## SHORT PROBLEM
Copy out exactly the lines spanning the line with "What matplotlib code" to the line with "col_d = [4.7, 1.2, 0.2, 3.3, 6.4, 6.3, 7.5, 5.1]", inclusive, from the data underneath, with no pictures.

Entries with chart source code
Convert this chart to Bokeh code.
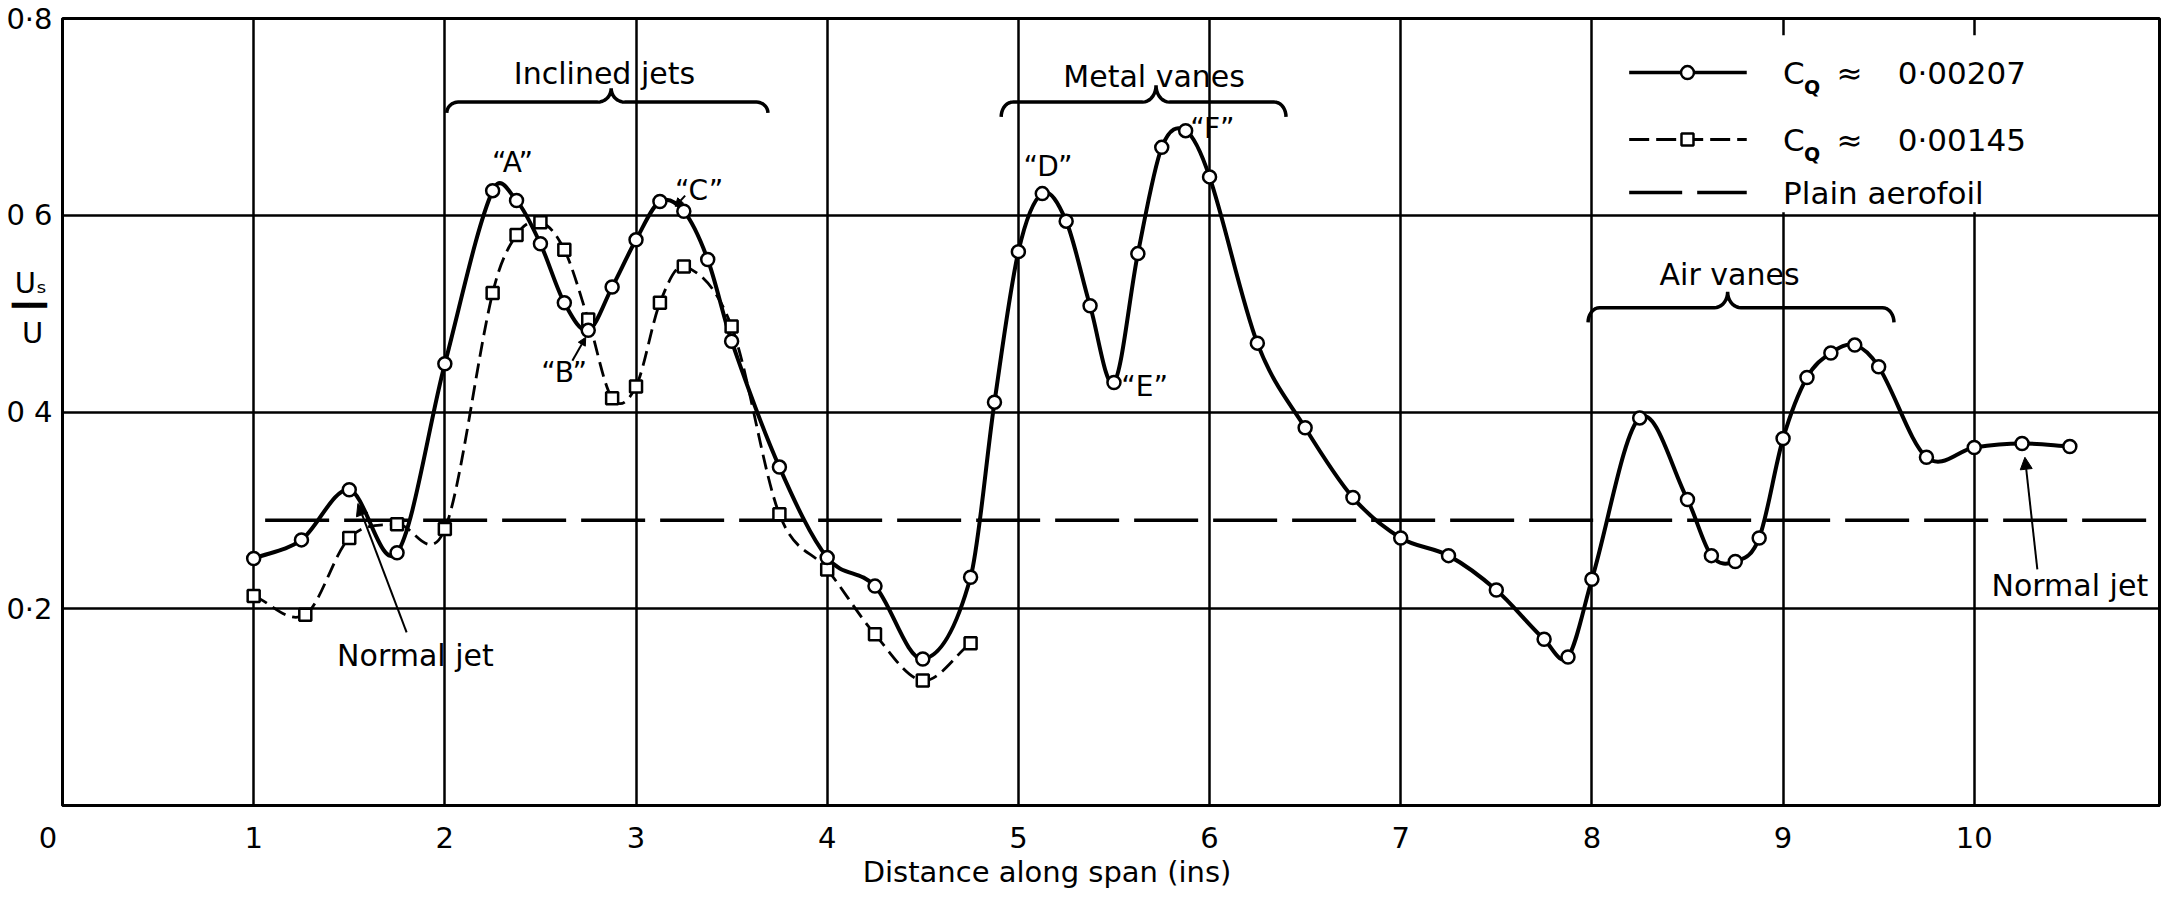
import numpy as np
from bokeh.plotting import figure
from bokeh.models import FixedTicker, Arrow, NormalHead
from bokeh.core.properties import value
from bokeh.embed import file_html
from bokeh.resources import INLINE

FONT = "DejaVu Sans"

# ---------------- data ----------------
# C_Q ~ 0.00207 (solid line, circles)
x_hi = [1.0, 1.25, 1.5, 1.75, 2.0, 2.25, 2.375, 2.5, 2.625, 2.75, 2.875, 3.0, 3.125, 3.25,
        3.375, 3.5, 3.75, 4.0, 4.25, 4.5, 4.75, 4.875, 5.0, 5.125, 5.25, 5.375, 5.5, 5.625,
        5.75, 5.875, 6.0, 6.25, 6.5, 6.75, 7.0, 7.25, 7.5, 7.75, 7.875, 8.0, 8.25, 8.5,
        8.625, 8.75, 8.875, 9.0, 9.125, 9.25, 9.375, 9.5, 9.75, 10.0, 10.25, 10.5]
y_hi = [0.251, 0.270, 0.321, 0.257, 0.449, 0.625, 0.615, 0.571, 0.511, 0.483, 0.527, 0.575,
        0.614, 0.604, 0.555, 0.472, 0.344, 0.252, 0.223, 0.149, 0.232, 0.410, 0.563, 0.622,
        0.594, 0.508, 0.430, 0.561, 0.669, 0.686, 0.639, 0.470, 0.384, 0.313, 0.272, 0.254,
        0.219, 0.169, 0.151, 0.230, 0.394, 0.311, 0.254, 0.248, 0.272, 0.373, 0.435, 0.460,
        0.468, 0.446, 0.354, 0.364, 0.368, 0.365]

# C_Q ~ 0.00145 (dashed line, squares)
x_lo = [1.0, 1.27, 1.5, 1.75, 2.0, 2.25, 2.375, 2.5, 2.625, 2.75, 2.875, 3.0, 3.125, 3.25,
        3.5, 3.75, 4.0, 4.25, 4.5, 4.75]
y_lo = [0.213, 0.194, 0.272, 0.286, 0.281, 0.521, 0.580, 0.593, 0.565, 0.494, 0.414, 0.426,
        0.511, 0.548, 0.487, 0.296, 0.240, 0.174, 0.127, 0.165]

# Plain aerofoil
x_plain = [1.06, 10.92]
y_plain = [0.29, 0.29]

x_ticks = [0, 1, 2, 3, 4, 5, 6, 7, 8, 9, 10]
x_tick_labels = ["0\u2003", "1", "2", "3", "4", "5", "6", "7", "8", "9", "10"]
y_ticks = [0.2, 0.4, 0.6, 0.8]
y_tick_labels = ["0·2", "0 4", "0 6", "0·8"]

# x-axis title, written as a second line under the tick labels
x_title_pos = 5.15
x_title = "Distance along span (ins)"

# y-axis title  U_s / U  (written as labels on the y axis)
y_title_pos = [0.531, 0.509, 0.480]
y_title_parts = ["Uₛ\u2009", "━━\u2009", "U\u00a0"]

legend_values = ["0·00207", "0·00145"]
legend_plain = "Plain  aerofoil"


def smooth_segments(xs, ys):
    xs = np.asarray(xs, float)
    ys = np.asarray(ys, float)
    n = len(xs)
    m = np.zeros(n)
    for i in range(n):
        if i == 0:
            m[i] = (ys[1] - ys[0]) / (xs[1] - xs[0])
        elif i == n - 1:
            m[i] = (ys[-1] - ys[-2]) / (xs[-1] - xs[-2])
        else:
            m[i] = (ys[i + 1] - ys[i - 1]) / (xs[i + 1] - xs[i - 1])
    h = xs[1:] - xs[:-1]
    return dict(x0=xs[:-1], y0=ys[:-1], x1=xs[1:], y1=ys[1:],
                cx0=xs[:-1] + h / 3, cy0=ys[:-1] + m[:-1] * h / 3,
                cx1=xs[1:] - h / 3, cy1=ys[1:] - m[1:] * h / 3)


def brace(xl, xm, xr, y, h, d, rx_end=0.06, rx_mid=0.07):
    xs, ys = [], []
    t = np.linspace(np.pi, np.pi / 2, 10)
    xs += list(xl + rx_end + rx_end * np.cos(t)); ys += list(y - d + d * np.sin(t))
    t = np.linspace(-np.pi / 2, 0, 10)
    xs += list(xm - rx_mid + rx_mid * np.cos(t)); ys += list(y + h + h * np.sin(t))
    t = np.linspace(np.pi, 1.5 * np.pi, 10)
    xs += list(xm + rx_mid + rx_mid * np.cos(t)); ys += list(y + h + h * np.sin(t))
    t = np.linspace(np.pi / 2, 0, 10)
    xs += list(xr - rx_end + rx_end * np.cos(t)); ys += list(y - d + d * np.sin(t))
    return xs, ys


p = figure(width=2161, height=892, x_range=(0, 10.969), y_range=(0, 0.8),
           output_backend="svg", toolbar_location=None,
           min_border_left=62, min_border_right=2, min_border_top=18, min_border_bottom=87)
p.background_fill_color = "white"
p.border_fill_color = "white"
p.outline_line_color = "black"
p.outline_line_width = 3

p.xaxis.ticker = FixedTicker(ticks=x_ticks + [x_title_pos])
xov = {t: l for t, l in zip(x_ticks, x_tick_labels)}
xov[x_title_pos] = "\n" + x_title
p.xaxis.major_label_overrides = xov
p.yaxis.ticker = FixedTicker(ticks=y_ticks + y_title_pos)
ov = {t: l for t, l in zip(y_ticks, y_tick_labels)}
ov.update({t: l for t, l in zip(y_title_pos, y_title_parts)})
p.yaxis.major_label_overrides = ov
for ax in (p.xaxis, p.yaxis):
    ax.major_tick_in = 0
    ax.major_tick_out = 0
    ax.minor_tick_in = 0
    ax.minor_tick_out = 0
    ax.axis_line_color = "black"
    ax.axis_line_width = 3
    ax.major_label_text_font = FONT
    ax.major_label_text_font_size = "29px"
    ax.major_label_text_color = "black"
p.xaxis.major_label_text_line_height = 1.0
p.xaxis.major_label_standoff = 15
p.yaxis.major_label_standoff = 10

p.xgrid.ticker = FixedTicker(ticks=x_ticks)
p.ygrid.ticker = FixedTicker(ticks=y_ticks)
for g in (p.xgrid, p.ygrid):
    g.grid_line_color = "black"
    g.grid_line_width = 2.5
    g.grid_line_alpha = 1.0

# legend box (white cell)
p.quad(left=8.012, right=10.96, bottom=0.603, top=0.783, fill_color="white", line_color=None)

# plain aerofoil
p.line(x_plain, y_plain, line_color="black", line_width=3.5, line_dash="64 15")

# dashed series
seg_lo = smooth_segments(x_lo, y_lo)
p.bezier(source=seg_lo, x0="x0", y0="y0", x1="x1", y1="y1", cx0="cx0", cy0="cy0",
         cx1="cx1", cy1="cy1", line_color="black", line_width=2.8, line_dash="15 7")
# solid series
seg_hi = smooth_segments(x_hi, y_hi)
p.bezier(source=seg_hi, x0="x0", y0="y0", x1="x1", y1="y1", cx0="cx0", cy0="cy0",
         cx1="cx1", cy1="cy1", line_color="black", line_width=4)

p.scatter(x_lo, y_lo, marker="square", size=12, fill_color="white", line_color="black", line_width=2.5)
p.scatter(x_hi, y_hi, marker="circle", size=13, fill_color="white", line_color="black", line_width=2.5)

# braces
for xl, xm, xr, yb, hh, dd in [(2.01, 2.87, 3.69, 0.715, 0.014, 0.011),
                               (4.91, 5.72, 6.40, 0.715, 0.017, 0.015),
                               (7.98, 8.71, 9.58, 0.506, 0.016, 0.015)]:
    bx, by = brace(xl, xm, xr, yb, hh, dd)
    p.line(bx, by, line_color="black", line_width=3.5)

# annotation texts
p.text(x=[2.835, 5.71, 8.72], y=[0.744, 0.741, 0.540],
       text=["Inclined jets", "Metal vanes", "Air vanes"],
       text_font=value(FONT), text_font_size="30px", text_align="center",
       text_baseline="middle", text_color="black")
p.text(x=[2.354, 2.624, 3.33, 5.155, 5.66, 6.015], y=[0.654, 0.440, 0.625, 0.650, 0.426, 0.688],
       text=["“A”", "“B”", "“C”", "“D”", "“E”", "“F”"],
       text_font=value(FONT), text_font_size="28px", text_align="center",
       text_baseline="middle", text_color="black")
p.text(x=[1.846, 10.50], y=[0.152, 0.224], text=["Normal jet", "Normal jet"],
       text_font=value(FONT), text_font_size="30px", text_align="center",
       text_baseline="middle", text_color="black")

# leaders / arrows
for xs_, ys_, xe, ye, sz in [(1.80, 0.176, 1.545, 0.307, 12), (10.33, 0.240, 10.265, 0.354, 12),
                             (2.667, 0.452, 2.737, 0.476, 8), (3.257, 0.620, 3.205, 0.609, 8)]:
    p.add_layout(Arrow(x_start=xs_, y_start=ys_, x_end=xe, y_end=ye, line_width=2,
                       line_color="black",
                       end=NormalHead(size=sz, fill_color="black", line_color="black", line_width=1)))

# legend samples
p.line([8.195, 8.81], [0.745, 0.745], line_color="black", line_width=3.5)
p.scatter([8.50], [0.745], marker="circle", size=13, fill_color="white", line_color="black", line_width=2.5)
p.line([8.195, 8.81], [0.677, 0.677], line_color="black", line_width=3, line_dash="20 7")
p.scatter([8.50], [0.677], marker="square", size=12, fill_color="white", line_color="black", line_width=2.5)
p.line([8.195, 8.81], [0.623, 0.623], line_color="black", line_width=3.5, line_dash="53 15")

p.text(x=[9.0, 9.0], y=[0.745, 0.677], text=["C", "C"], text_font=value(FONT),
       text_font_size="31px", text_baseline="middle", text_align="left", text_color="black")
p.text(x=[9.11, 9.11], y=[0.730, 0.662], text=["Q", "Q"], text_font=value(FONT),
       text_font_size="19px", text_font_style="bold", text_baseline="middle", text_align="left",
       text_color="black")
p.text(x=[9.28, 9.28], y=[0.745, 0.677], text=["≈", "≈"], text_font=value(FONT),
       text_font_size="31px", text_baseline="middle", text_align="left", text_color="black")
p.text(x=[9.60, 9.60], y=[0.745, 0.677], text=legend_values, text_font=value(FONT),
       text_font_size="31px", text_baseline="middle", text_align="left", text_color="black")
p.text(x=[9.0], y=[0.623], text=[legend_plain], text_font=value(FONT),
       text_font_size="31px", text_baseline="middle", text_align="left", text_color="black")

open("out.html", "w").write(file_html(p, INLINE))
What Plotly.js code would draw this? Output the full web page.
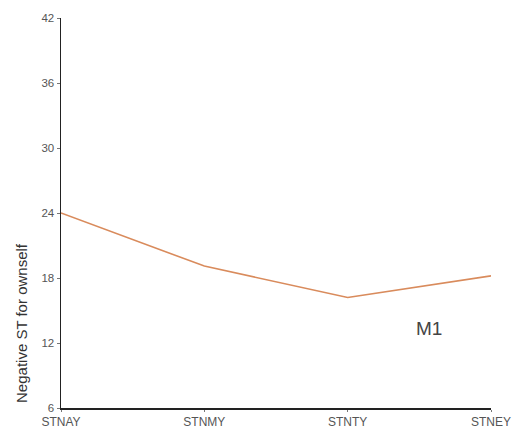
<!DOCTYPE html>
<html>
<head>
<meta charset="utf-8">
<script src="https://cdn.plot.ly/plotly-3.0.1.min.js"></script>
<style>html,body{margin:0;padding:0;background:#fff;}#chart{width:514px;height:430px;}</style>
</head>
<body>
<div id="chart"></div>
<script>
const categories = ["STNAY", "STNMY", "STNTY", "STNEY"];
const values = [24.0, 19.1, 16.2, 18.2];
const yTicks = [6, 12, 18, 24, 30, 36, 42];
const yTitle = "Negative ST for ownself";
const seriesLabel = "M1";

const trace = {
  x: categories.map((c, i) => i),
  y: values,
  type: "scatter",
  mode: "lines",
  line: {color: "#d98b5c", width: 1.6},
  hoverinfo: "skip"
};

const layout = {
  width: 514, height: 430,
  margin: {l: 61, r: 23, t: 18, b: 22},
  paper_bgcolor: "#ffffff", plot_bgcolor: "#ffffff",
  showlegend: false,
  font: {family: "Liberation Sans, Arial, sans-serif", color: "#555"},
  xaxis: {
    range: [0, 3], tickmode: "array",
    tickvals: categories.map((c, i) => i), ticktext: categories,
    showgrid: false, zeroline: false,
    showline: true, linecolor: "#222", linewidth: 1.5,
    ticks: "outside", ticklen: 2, tickcolor: "#777",
    tickfont: {size: 12, color: "#555"}
  },
  yaxis: {
    range: [6, 42], tickmode: "array", tickvals: yTicks,
    ticktext: yTicks.map(String),
    showgrid: false, zeroline: false,
    showline: true, linecolor: "#222", linewidth: 1.5,
    ticks: "outside", ticklen: 3, tickcolor: "#777",
    tickfont: {size: 11.5, color: "#555"}
  },
  annotations: [
    {text: yTitle, xref: "paper", yref: "paper", x: -0.0907, y: 0.218,
     xanchor: "center", yanchor: "middle", textangle: -90, showarrow: false,
     font: {size: 15, color: "#333"}},
    {text: seriesLabel, xref: "x", yref: "y", x: 2.57, y: 13.3,
     xanchor: "center", yanchor: "middle", showarrow: false,
     font: {size: 19, color: "#444"}}
  ]
};

Plotly.newPlot("chart", [trace], layout, {displayModeBar: false, staticPlot: true});
</script>
</body>
</html>
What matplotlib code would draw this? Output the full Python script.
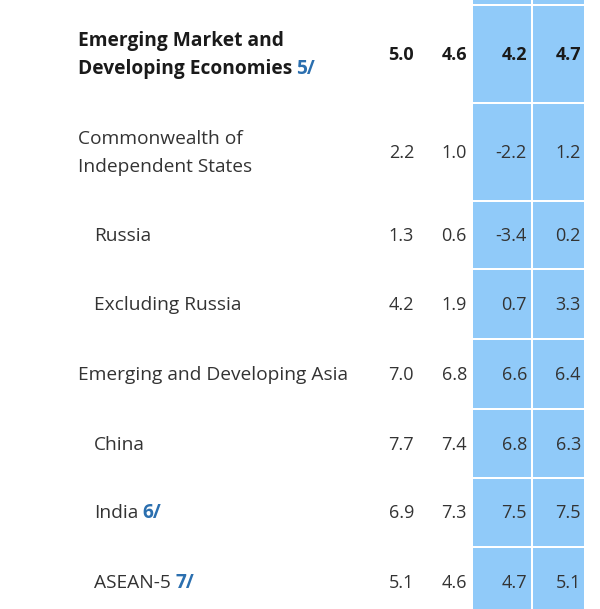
import matplotlib.pyplot as plt
from matplotlib.patches import Rectangle

plt.rcParams['font.family'] = ['Open Sans', 'DejaVu Sans']

# table content
labels = [
    ["Emerging Market and", "Developing Economies"],
    ["Commonwealth of", "Independent States"],
    ["Russia"],
    ["Excluding Russia"],
    ["Emerging and Developing Asia"],
    ["China"],
    ["India"],
    ["ASEAN-5"],
]
notes = ["5/", "", "", "", "", "", "6/", "7/"]
indent = [0, 0, 1, 1, 0, 1, 1, 1]
col_a = [5.0, 2.2, 1.3, 4.2, 7.0, 7.7, 6.9, 5.1]
col_b = [4.6, 1.0, 0.6, 1.9, 6.8, 7.4, 7.3, 4.6]
col_c = [4.2, -2.2, -3.4, 0.7, 6.6, 6.8, 7.5, 4.7]
col_d = [4.7, 1.2, 0.2, 3.3, 6.4, 6.3, 7.5, 5.1]

# layout (pixels)
row_edges = [-40, 5, 103, 201, 269, 339, 409, 478, 547, 617]
col_right = [414, 467, 527, 581]
shade_cols = [(473, 531), (533, 584)]
blue = "#90CAF9"
note_col = "#2B6FAF"
fs = 13.8
fs_num = 13

fig = plt.figure(figsize=(6, 6.09), dpi=100)
ax = fig.add_axes([0, 0, 1, 1])
ax.set_xlim(0, 600)
ax.set_ylim(609, 0)
ax.axis("off")

for x0, x1 in shade_cols:
    for i in range(len(row_edges) - 1):
        y0 = row_edges[i] + 1
        y1 = row_edges[i + 1] - 1
        ax.add_patch(Rectangle((x0, y0), x1 - x0, y1 - y0, color=blue, lw=0))

body_rows = row_edges[1:]
for i, lines in enumerate(labels):
    top, bot = body_rows[i], body_rows[i + 1]
    yc = (top + bot) / 2 + 1
    bold = i == 0
    weight = "bold" if bold else "normal"
    color = "#1a1a1a" if bold else "#333333"
    x = 78 + 16 * indent[i]
    n = len(lines)
    last = None
    for k, line in enumerate(lines):
        y = yc + (k - (n - 1) / 2) * 28
        last = ax.text(x, y, line, fontsize=fs, weight=weight, color=color,
                       ha="left", va="center")
    if notes[i]:
        ax.annotate(notes[i], xy=(1, 0.5), xycoords=last, xytext=(3, 0),
                    textcoords="offset points", ha="left", va="center",
                    fontsize=fs, weight="bold", color=note_col)
    for xr, vals in zip(col_right, [col_a, col_b, col_c, col_d]):
        ax.text(xr, yc, f"{vals[i]:.1f}", fontsize=fs_num, weight=weight,
                color=color, ha="right", va="center")

fig.savefig("out.png", dpi=100)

## SOLUTION
What matplotlib code would draw this? Output the full Python script.
import matplotlib.pyplot as plt
from matplotlib.patches import Rectangle

plt.rcParams['font.family'] = ['Open Sans', 'DejaVu Sans']

# table content
labels = [
    ["Emerging Market and", "Developing Economies"],
    ["Commonwealth of", "Independent States"],
    ["Russia"],
    ["Excluding Russia"],
    ["Emerging and Developing Asia"],
    ["China"],
    ["India"],
    ["ASEAN-5"],
]
notes = ["5/", "", "", "", "", "", "6/", "7/"]
indent = [0, 0, 1, 1, 0, 1, 1, 1]
col_a = [5.0, 2.2, 1.3, 4.2, 7.0, 7.7, 6.9, 5.1]
col_b = [4.6, 1.0, 0.6, 1.9, 6.8, 7.4, 7.3, 4.6]
col_c = [4.2, -2.2, -3.4, 0.7, 6.6, 6.8, 7.5, 4.7]
col_d = [4.7, 1.2, 0.2, 3.3, 6.4, 6.3, 7.5, 5.1]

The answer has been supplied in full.